REQUIRED TASK:
Every line of the listing must be reproduced as it stands. Leave the images behind.

:: SOURCE MATERIAL

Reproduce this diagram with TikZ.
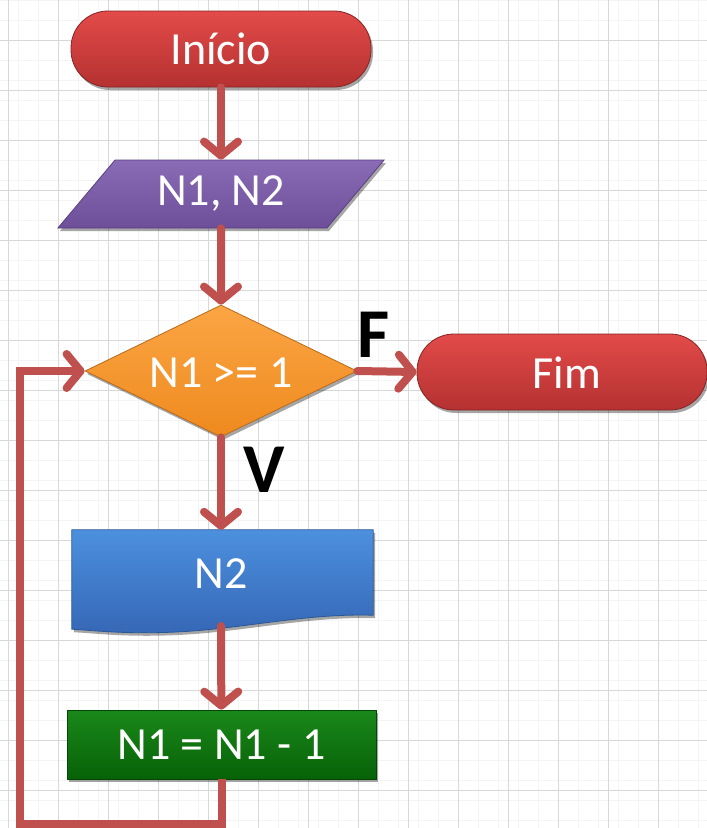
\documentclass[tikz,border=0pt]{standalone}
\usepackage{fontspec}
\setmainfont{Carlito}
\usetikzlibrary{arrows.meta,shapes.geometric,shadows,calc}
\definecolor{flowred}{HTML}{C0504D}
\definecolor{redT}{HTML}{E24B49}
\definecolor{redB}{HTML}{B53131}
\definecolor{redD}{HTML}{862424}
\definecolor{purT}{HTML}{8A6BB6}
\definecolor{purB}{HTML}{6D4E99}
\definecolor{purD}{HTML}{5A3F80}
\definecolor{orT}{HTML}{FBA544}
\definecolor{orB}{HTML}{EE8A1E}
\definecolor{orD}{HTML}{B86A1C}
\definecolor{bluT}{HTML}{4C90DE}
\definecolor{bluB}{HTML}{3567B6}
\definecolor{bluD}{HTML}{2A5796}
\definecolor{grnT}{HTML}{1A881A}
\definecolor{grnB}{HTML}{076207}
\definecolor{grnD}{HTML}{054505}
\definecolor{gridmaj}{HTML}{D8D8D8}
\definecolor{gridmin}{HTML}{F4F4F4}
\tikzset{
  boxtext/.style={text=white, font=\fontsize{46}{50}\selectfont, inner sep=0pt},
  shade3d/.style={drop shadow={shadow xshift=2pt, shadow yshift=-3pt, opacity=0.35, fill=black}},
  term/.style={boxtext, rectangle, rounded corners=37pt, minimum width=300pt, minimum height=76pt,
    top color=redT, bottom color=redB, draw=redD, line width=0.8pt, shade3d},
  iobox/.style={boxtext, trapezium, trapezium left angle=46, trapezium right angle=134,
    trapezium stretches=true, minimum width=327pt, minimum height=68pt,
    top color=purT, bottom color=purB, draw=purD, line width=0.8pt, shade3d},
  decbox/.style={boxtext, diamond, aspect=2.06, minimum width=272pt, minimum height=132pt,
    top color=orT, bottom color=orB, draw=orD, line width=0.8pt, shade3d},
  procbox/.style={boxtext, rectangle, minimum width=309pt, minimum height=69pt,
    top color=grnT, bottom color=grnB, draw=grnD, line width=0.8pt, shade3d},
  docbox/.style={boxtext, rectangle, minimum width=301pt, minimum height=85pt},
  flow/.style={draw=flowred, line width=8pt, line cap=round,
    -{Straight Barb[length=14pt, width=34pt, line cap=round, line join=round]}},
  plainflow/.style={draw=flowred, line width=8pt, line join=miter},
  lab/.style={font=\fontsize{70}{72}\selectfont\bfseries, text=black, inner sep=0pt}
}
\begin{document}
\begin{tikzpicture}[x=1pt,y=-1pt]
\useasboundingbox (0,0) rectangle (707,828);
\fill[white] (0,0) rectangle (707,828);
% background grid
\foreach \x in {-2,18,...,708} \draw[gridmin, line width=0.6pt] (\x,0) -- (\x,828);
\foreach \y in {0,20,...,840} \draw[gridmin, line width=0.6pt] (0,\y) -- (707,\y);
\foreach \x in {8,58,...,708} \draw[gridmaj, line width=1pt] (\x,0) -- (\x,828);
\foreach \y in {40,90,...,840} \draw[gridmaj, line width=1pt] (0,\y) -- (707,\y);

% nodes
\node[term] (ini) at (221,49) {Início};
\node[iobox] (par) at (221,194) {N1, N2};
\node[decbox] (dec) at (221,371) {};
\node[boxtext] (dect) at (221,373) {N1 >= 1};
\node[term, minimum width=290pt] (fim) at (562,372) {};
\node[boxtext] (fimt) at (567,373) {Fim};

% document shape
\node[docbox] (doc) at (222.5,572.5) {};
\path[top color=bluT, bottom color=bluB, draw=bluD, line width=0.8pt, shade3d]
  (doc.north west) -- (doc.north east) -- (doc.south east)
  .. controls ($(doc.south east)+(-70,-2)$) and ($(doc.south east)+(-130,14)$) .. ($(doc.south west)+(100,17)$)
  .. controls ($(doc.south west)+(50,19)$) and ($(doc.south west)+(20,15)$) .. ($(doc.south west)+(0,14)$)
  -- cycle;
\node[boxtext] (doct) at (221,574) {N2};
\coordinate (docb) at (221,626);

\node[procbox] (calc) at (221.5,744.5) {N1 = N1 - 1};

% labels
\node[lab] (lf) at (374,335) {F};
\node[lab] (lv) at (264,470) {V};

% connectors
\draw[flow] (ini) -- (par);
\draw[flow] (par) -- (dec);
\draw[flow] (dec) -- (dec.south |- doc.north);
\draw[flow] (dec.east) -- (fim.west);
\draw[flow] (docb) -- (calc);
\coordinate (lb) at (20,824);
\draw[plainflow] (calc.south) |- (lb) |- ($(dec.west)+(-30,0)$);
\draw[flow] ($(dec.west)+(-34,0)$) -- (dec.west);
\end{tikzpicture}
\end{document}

::::

ANSWER IN FULL:
Reproduce this diagram with TikZ.
\documentclass[tikz,border=0pt]{standalone}
\usepackage{fontspec}
\setmainfont{Carlito}
\usetikzlibrary{arrows.meta,shapes.geometric,shadows,calc}
\definecolor{flowred}{HTML}{C0504D}
\definecolor{redT}{HTML}{E24B49}
\definecolor{redB}{HTML}{B53131}
\definecolor{redD}{HTML}{862424}
\definecolor{purT}{HTML}{8A6BB6}
\definecolor{purB}{HTML}{6D4E99}
\definecolor{purD}{HTML}{5A3F80}
\definecolor{orT}{HTML}{FBA544}
\definecolor{orB}{HTML}{EE8A1E}
\definecolor{orD}{HTML}{B86A1C}
\definecolor{bluT}{HTML}{4C90DE}
\definecolor{bluB}{HTML}{3567B6}
\definecolor{bluD}{HTML}{2A5796}
\definecolor{grnT}{HTML}{1A881A}
\definecolor{grnB}{HTML}{076207}
\definecolor{grnD}{HTML}{054505}
\definecolor{gridmaj}{HTML}{D8D8D8}
\definecolor{gridmin}{HTML}{F4F4F4}
\tikzset{
  boxtext/.style={text=white, font=\fontsize{46}{50}\selectfont, inner sep=0pt},
  shade3d/.style={drop shadow={shadow xshift=2pt, shadow yshift=-3pt, opacity=0.35, fill=black}},
  term/.style={boxtext, rectangle, rounded corners=37pt, minimum width=300pt, minimum height=76pt,
    top color=redT, bottom color=redB, draw=redD, line width=0.8pt, shade3d},
  iobox/.style={boxtext, trapezium, trapezium left angle=46, trapezium right angle=134,
    trapezium stretches=true, minimum width=327pt, minimum height=68pt,
    top color=purT, bottom color=purB, draw=purD, line width=0.8pt, shade3d},
  decbox/.style={boxtext, diamond, aspect=2.06, minimum width=272pt, minimum height=132pt,
    top color=orT, bottom color=orB, draw=orD, line width=0.8pt, shade3d},
  procbox/.style={boxtext, rectangle, minimum width=309pt, minimum height=69pt,
    top color=grnT, bottom color=grnB, draw=grnD, line width=0.8pt, shade3d},
  docbox/.style={boxtext, rectangle, minimum width=301pt, minimum height=85pt},
  flow/.style={draw=flowred, line width=8pt, line cap=round,
    -{Straight Barb[length=14pt, width=34pt, line cap=round, line join=round]}},
  plainflow/.style={draw=flowred, line width=8pt, line join=miter},
  lab/.style={font=\fontsize{70}{72}\selectfont\bfseries, text=black, inner sep=0pt}
}
\begin{document}
\begin{tikzpicture}[x=1pt,y=-1pt]
\useasboundingbox (0,0) rectangle (707,828);
\fill[white] (0,0) rectangle (707,828);
% background grid
\foreach \x in {-2,18,...,708} \draw[gridmin, line width=0.6pt] (\x,0) -- (\x,828);
\foreach \y in {0,20,...,840} \draw[gridmin, line width=0.6pt] (0,\y) -- (707,\y);
\foreach \x in {8,58,...,708} \draw[gridmaj, line width=1pt] (\x,0) -- (\x,828);
\foreach \y in {40,90,...,840} \draw[gridmaj, line width=1pt] (0,\y) -- (707,\y);

% nodes
\node[term] (ini) at (221,49) {Início};
\node[iobox] (par) at (221,194) {N1, N2};
\node[decbox] (dec) at (221,371) {};
\node[boxtext] (dect) at (221,373) {N1 >= 1};
\node[term, minimum width=290pt] (fim) at (562,372) {};
\node[boxtext] (fimt) at (567,373) {Fim};

% document shape
\node[docbox] (doc) at (222.5,572.5) {};
\path[top color=bluT, bottom color=bluB, draw=bluD, line width=0.8pt, shade3d]
  (doc.north west) -- (doc.north east) -- (doc.south east)
  .. controls ($(doc.south east)+(-70,-2)$) and ($(doc.south east)+(-130,14)$) .. ($(doc.south west)+(100,17)$)
  .. controls ($(doc.south west)+(50,19)$) and ($(doc.south west)+(20,15)$) .. ($(doc.south west)+(0,14)$)
  -- cycle;
\node[boxtext] (doct) at (221,574) {N2};
\coordinate (docb) at (221,626);

\node[procbox] (calc) at (221.5,744.5) {N1 = N1 - 1};

% labels
\node[lab] (lf) at (374,335) {F};
\node[lab] (lv) at (264,470) {V};

% connectors
\draw[flow] (ini) -- (par);
\draw[flow] (par) -- (dec);
\draw[flow] (dec) -- (dec.south |- doc.north);
\draw[flow] (dec.east) -- (fim.west);
\draw[flow] (docb) -- (calc);
\coordinate (lb) at (20,824);
\draw[plainflow] (calc.south) |- (lb) |- ($(dec.west)+(-30,0)$);
\draw[flow] ($(dec.west)+(-34,0)$) -- (dec.west);
\end{tikzpicture}
\end{document}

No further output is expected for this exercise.